Si peu exemplaire que fût, comme épouse et comme mère, Mme de Brignole, on ne peut s’empêcher de la plaindre, le jour où lui fut révélée, sans doute par l’aveu de sa fille, la trahison odieuse dont elle était victime. Outrage à sa fierté, cruelle déception d’amour, jalousie d’une rivale innocente et qu’il lui était interdit de haïr, tout contribuait à rendre la plaie plus douloureuse, le coup plus pénétrant. Du caractère qu’on lui connaît, il est aisé d’imaginer ce que dut être le premier éclat de sa fureur. Nul témoignage direct n’en est parvenu jusqu’à nous, mais certaines phrases du prince, dans des lettres postérieures, laissent deviner toute l’amertume des reproches qu’il eut à subir. « Vous m’accusez de tant de choses affreuses, écrit-il plusieurs mois après, que je suis bien enfin forcé de me défendre. Peut-être même me trouverais-je en droit de vous attaquer !… — Vous finissez avec une bonté d’âme infinie, — dit-il plus loin avec dépit, — par me plaindre de ce que je ne suis qu’un sot. Je vous remercie de la pitié que je vous inspire ; réservez-la pour une meilleure occasion. » Lorsque le prince de Monaco décochait ces fleurettes à son ancienne maîtresse, l’irritation de la marquise était pourtant envoie de s’apaiser. Honoré venait de renoncer, de son propre mouvement, à l’idée d’un mariage révoltant et funeste ; son ambition, plus forte que sa passion même, le détournait de Marie-Catherine pour le jeter vers une autre proie.

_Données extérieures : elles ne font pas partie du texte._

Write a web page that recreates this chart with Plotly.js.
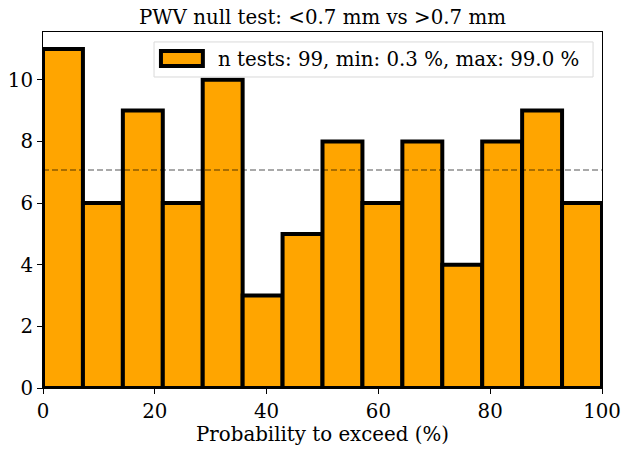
<!DOCTYPE html>
<html><head><meta charset="utf-8">
<script src="https://cdn.plot.ly/plotly-3.0.1.min.js"></script>
<style>html,body{margin:0;padding:0;background:#fff}</style>
</head><body>
<div id="chart" style="width:631px;height:451px"></div>
<script>
const counts = [11, 6, 9, 6, 10, 3, 5, 8, 6, 8, 4, 8, 9, 6];
const rangeMin = 0, rangeMax = 100;
const titleText = "PWV null test: <0.7 mm vs >0.7 mm";
const xTitle = "Probability to exceed (%)";
const legendText = "n tests: 99, min: 0.3 %, max: 99.0 %";
const xTicks = [0, 20, 40, 60, 80, 100];
const yTicks = [0, 2, 4, 6, 8, 10];

const nb = counts.length;
const w = (rangeMax - rangeMin) / nb;
const centers = counts.map((_, i) => rangeMin + w * (i + 0.5));
const total = counts.reduce((a, b) => a + b, 0);
const expected = total / nb;

const FS = 19.8;
const fnt = {family: "DejaVu Serif", size: FS, color: "#000"};

Plotly.newPlot("chart", [{
  type: "bar", x: centers, y: counts, width: w,
  marker: {color: "#FFA500", line: {color: "#000", width: 4}},
  name: legendText, showlegend: false, hoverinfo: "none"
}], {
  width: 631, height: 451,
  margin: {l: 43, r: 29, t: 32, b: 63},
  paper_bgcolor: "#fff", plot_bgcolor: "#fff",
  font: fnt,
  title: {text: titleText, font: fnt, x: 0.511, xanchor: "center", y: 0.962, yanchor: "middle"},
  xaxis: {range: [rangeMin, rangeMax], tickvals: xTicks, ticks: "outside", ticklen: 5, tickwidth: 1, tickcolor: "#000",
    showline: true, linecolor: "#000", linewidth: 1, mirror: true, showgrid: false, zeroline: false,
    tickfont: fnt, title: {text: xTitle, font: fnt, standoff: 4}},
  yaxis: {range: [0, 11.55], tickvals: yTicks, ticks: "outside", ticklen: 5, tickwidth: 1, tickcolor: "#000",
    showline: true, linecolor: "#000", linewidth: 1, mirror: true, showgrid: false, zeroline: false,
    tickfont: fnt},
  shapes: [
    {type: "line", xref: "paper", x0: 0, x1: 1, yref: "y", y0: expected, y1: expected,
      line: {color: "rgba(0,0,0,0.45)", width: 1.5, dash: "6px,3px"}, layer: "above"},
    {type: "rect", xref: "paper", yref: "paper", x0: 0.1986, x1: 0.984, y0: 0.8736, y1: 0.972,
      fillcolor: "rgba(255,255,255,0.8)", line: {color: "#d9d9d9", width: 1}, layer: "above"},
    {type: "rect", xref: "paper", yref: "paper", x0: 0.211, x1: 0.286, y0: 0.9045, y1: 0.9466,
      fillcolor: "#FFA500", line: {color: "#000", width: 4}, layer: "above"}
  ],
  annotations: [{xref: "paper", yref: "paper", x: 0.31, y: 0.924, xanchor: "left", yanchor: "middle",
    text: legendText, showarrow: false, font: fnt}],
  bargap: 0
}, {displayModeBar: false, staticPlot: true});
</script>
</body></html>
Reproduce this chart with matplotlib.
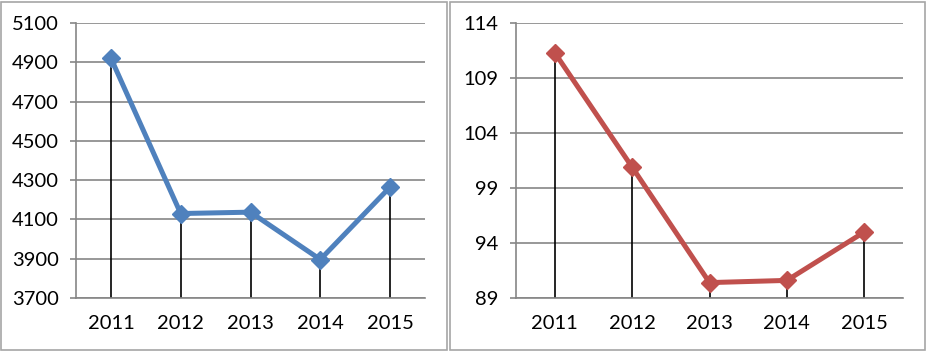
import matplotlib.pyplot as plt
from matplotlib.patches import Rectangle

years = ['2011', '2012', '2013', '2014', '2015']
left_vals = [4921, 4130, 4137, 3896, 4265]
right_vals = [111.3, 100.9, 90.4, 90.6, 95.0]

left_ticks = [3700, 3900, 4100, 4300, 4500, 4700, 4900, 5100]
right_ticks = [89, 94, 99, 104, 109, 114]

plt.rcParams['font.family'] = ['Lato', 'DejaVu Sans']

fig = plt.figure(figsize=(9.27, 3.51), dpi=100)

# panel borders
fig.patches.append(Rectangle((0.5/927, 1/351), 446/927, 348/351, transform=fig.transFigure,
                             fill=False, edgecolor='#a6a6a6', lw=1.2))
fig.patches.append(Rectangle((450/927, 1/351), 475/927, 348/351, transform=fig.transFigure,
                             fill=False, edgecolor='#a6a6a6', lw=1.2))

grid_c = '#868686'


def draw(rect, vals, ticks, color):
    ax = fig.add_axes(rect)
    x = list(range(len(years)))
    ax.set_xlim(-0.5, len(years) - 0.5)
    ax.set_ylim(ticks[0], ticks[-1])
    ax.set_yticks(ticks)
    ax.set_xticks(x)
    ax.set_xticklabels(years)
    ax.yaxis.grid(True, color=grid_c, lw=1.2)
    ax.set_axisbelow(True)
    for s in ['top', 'right']:
        ax.spines[s].set_visible(False)
    ax.spines['left'].set_color(grid_c)
    ax.spines['bottom'].set_color(grid_c)
    ax.spines['left'].set_linewidth(1.2)
    ax.spines['bottom'].set_linewidth(1.2)
    ax.tick_params(axis='y', length=4.5, width=1.2, color=grid_c, pad=8, labelsize=14.5)
    ax.tick_params(axis='x', length=0, pad=12, labelsize=14.5)
    ax.vlines(x, ticks[0], vals, color='black', lw=1.2, zorder=2)
    ax.plot(x, vals, color=color, lw=3.6, marker='D', markersize=9, zorder=3, clip_on=False)
    return ax


draw([76/927, 53/351, 349/927, 275/351], left_vals, left_ticks, '#4f81bd')
draw([516/927, 53/351, 387/927, 275/351], right_vals, right_ticks, '#c0504d')

fig.savefig('out.png', dpi=100)
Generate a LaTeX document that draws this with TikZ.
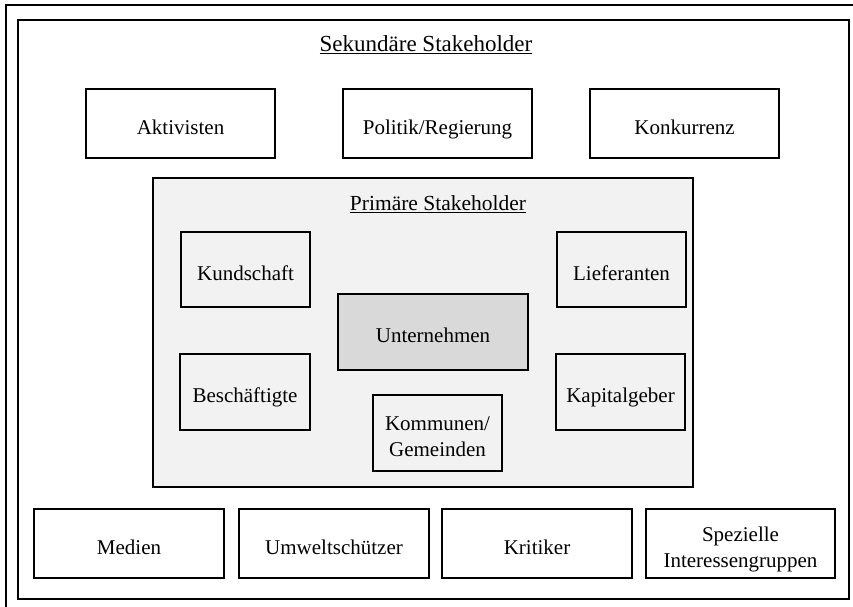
\documentclass[tikz,border=0pt]{standalone}
\usepackage{fontspec}
\setmainfont{Liberation Serif}
\definecolor{primfill}{HTML}{F2F2F2}
\definecolor{corefill}{HTML}{D9D9D9}
\newcommand\mystrut{\rule[-6pt]{0pt}{33pt}}
\newcommand\topstrut{\rule{0pt}{27pt}}
\newcommand\botstrut{\rule[-6pt]{0pt}{6pt}}
\begin{document}
\begin{tikzpicture}[x=1pt,y=-1pt,
  txt/.style={font=\fontsize{21}{26}\selectfont,align=center,inner sep=0pt},
  frame/.style={draw,line width=2pt,inner sep=0pt,anchor=north west},
  box/.style={draw,line width=2pt,fill=white,txt,anchor=north west},
  pbox/.style={box,fill=primfill},
  core/.style={box,fill=corefill}]
\useasboundingbox (0,0) rectangle (853,606);
% frames
\node[frame,minimum width=870pt,minimum height=620pt] (outer) at (5,4) {};
\node[frame,minimum width=831pt,minimum height=579pt] (inner) at (17,19) {};
\node[txt,font=\fontsize{23}{28}\selectfont] (sektitle) at (426,45) {\underline{Sekundäre Stakeholder}};
% top row
\node[box,minimum width=189pt,minimum height=69pt] (akt) at (85,88) {\mystrut Aktivisten};
\node[box,minimum width=189pt,minimum height=69pt] (pol) at (342,88) {\mystrut Politik/Regierung};
\node[box,minimum width=189pt,minimum height=69pt] (kon) at (589,88) {\mystrut Konkurrenz};
% primary area
\node[frame,fill=primfill,minimum width=540pt,minimum height=309pt] (prim) at (152,177) {};
\node[txt,font=\fontsize{21.5}{26}\selectfont] (primtitle) at (438,204) {\underline{Primäre Stakeholder}};
\node[pbox,minimum width=129pt,minimum height=75pt] (kund) at (180,231) {\mystrut Kundschaft};
\node[pbox,minimum width=129pt,minimum height=75pt] (lief) at (556,231) {\mystrut Lieferanten};
\node[core,minimum width=190pt,minimum height=76pt] (unt) at (337,293) {\mystrut Unternehmen};
\node[pbox,minimum width=130pt,minimum height=76pt] (besch) at (179,353) {\mystrut Beschäftigte};
\node[pbox,minimum width=129pt,minimum height=76pt] (kap) at (555,353) {\mystrut Kapitalgeber};
\node[pbox,minimum width=129pt,minimum height=76pt] (komm) at (372,394) {\topstrut Kommunen/\\Gemeinden\botstrut};
% bottom row
\node[box,minimum width=190pt,minimum height=69pt] (med) at (33,508) {\mystrut Medien};
\node[box,minimum width=190pt,minimum height=69pt] (umw) at (238,508) {\mystrut Umweltschützer};
\node[box,minimum width=190pt,minimum height=69pt] (krit) at (441,508) {\mystrut Kritiker};
\node[box,minimum width=189pt,minimum height=69pt] (spez) at (645,508) {\topstrut Spezielle\\Interessengruppen\botstrut};
\end{tikzpicture}
\end{document}
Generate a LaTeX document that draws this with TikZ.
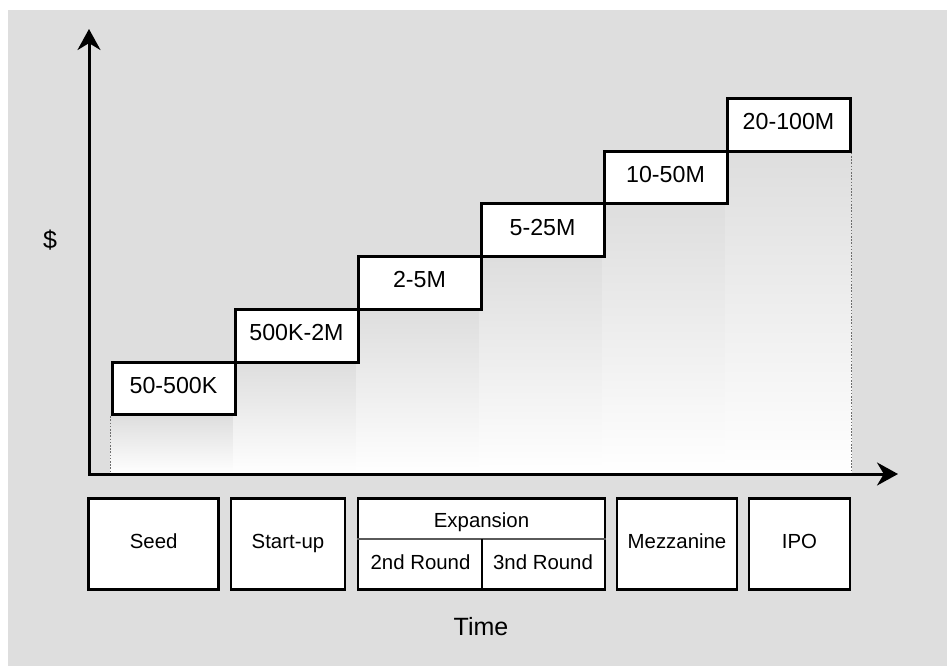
\documentclass[tikz,border=0pt]{standalone}
\usepackage{fontspec}
\setmainfont{Liberation Sans}
\usetikzlibrary{arrows.meta,backgrounds,calc}
\definecolor{panelgray}{RGB}{222, 222, 222}
\definecolor{guidegray}{RGB}{110, 110, 110}
\definecolor{rulegray}{RGB}{90, 90, 90}

\tikzset{
  stepbox/.style   = {draw=black, fill=white, line width=1.5pt, inner sep=0pt,
                      minimum width=61.5pt, minimum height=26.35pt,
                      text height=0.75em, text depth=0.27em, font=\fontsize{11.6}{13}\selectfont},
  stagebox/.style  = {draw=black, fill=white, line width=1.3pt, inner sep=0pt, minimum height=45.5pt,
                      text height=0.75em, text depth=0.27em, font=\fontsize{10.2}{12}\selectfont},
  stagetext/.style = {inner sep=0pt, text height=0.75em, text depth=0.27em, font=\fontsize{10.2}{12}\selectfont},
  guide/.style     = {guidegray, line width=0.5pt, dash pattern=on 0.8pt off 0.8pt},
  axisline/.style  = {line width=1.5pt, line join=miter,
                      {Stealth[length=10.5pt,width=11.5pt]}-{Stealth[length=10.5pt,width=11.5pt]}},
  axislabel/.style = {inner sep=0pt, font=\fontsize{12.5}{14}\selectfont}
}

\begin{document}
\begin{tikzpicture}[x=0.5pt, y=-0.5pt]
    \useasboundingbox (0,0) rectangle (947,666);
    \coordinate (origin) at ( 89,474);
    \coordinate (ytip)   at ( 89, 29);
    \coordinate (xtip)   at (898,474);

    \foreach \amount [count=\i from 0] in {50-500K, 500K-2M, 2-5M, 5-25M, 10-50M, 20-100M}
        \node[stepbox] (step\i) at ({173.5+123*\i}, {388.35-52.7*\i}) {\amount};

    \begin{scope}[on background layer]
        \fill[white]     (0,0)  rectangle (947,666);
        \fill[panelgray] (8,10) rectangle (947,666);
        \foreach \i in {0,...,5} {
            \shade[top color=panelgray, bottom color=white] (step\i.south west) rectangle (step\i.south east |- origin);
            \draw[guide] (step\i.south east) -- (step\i.south east |- origin);
        }
        \draw[guide] (step0.south west) -- (step0.south west |- origin);
    \end{scope}

    \draw[axisline] (xtip) -- (origin) -- (ytip);
    \node[axislabel] (dollar) at ( 50,240) {\$};
    \node[axislabel] (time)   at (481,627) {Time};

    \node[stagebox, minimum width=65pt]    (seed)      at (153.7,544) {Seed};
    \node[stagebox, minimum width=57pt]    (startup)   at (288.0,544) {Start-up};
    \node[stagebox, minimum width=123.5pt] (expansion) at (481.5,544) {};
    \node[stagebox, minimum width=60pt]    (mezzanine) at (677.0,544) {Mezzanine};
    \node[stagebox, minimum width=50.5pt]  (ipo)       at (799.5,544) {IPO};

    \coordinate (split) at ($(expansion.north west)!0.45!(expansion.south west)$);
    \draw[rulegray, line width=1pt] (split) -- (split -| expansion.east);
    \draw[line width=1pt] (split -| expansion.center) -- (expansion.south);
    \node[stagetext] (expname) at (481.5,522.2) {Expansion};
    \node[stagetext] (round2)  at (420.5,565.1) {2nd Round};
    \node[stagetext] (round3)  at (543.0,565.1) {3nd Round};
\end{tikzpicture}
\end{document}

L’espoir constamment poursuivi de retrouver à la cour de France le rang de ses prédécesseurs le poussait en effet, au mois de juillet 1756, à rechercher la main de Mlle de la Vallière[1], qu’il n’avait d’ailleurs jamais vue, mais qui, dit-il lui-même, « par le grand crédit de sa famille, était plus à portée que personne de

  1. Adrienne-Émilie-Félicité, fille de Louis-César de La Baume le Blanc, duc de la Vallière, et de Julie de Crussol d’Uzès. Elle épousa, à la fin de cette même année, le duc de Châtillon.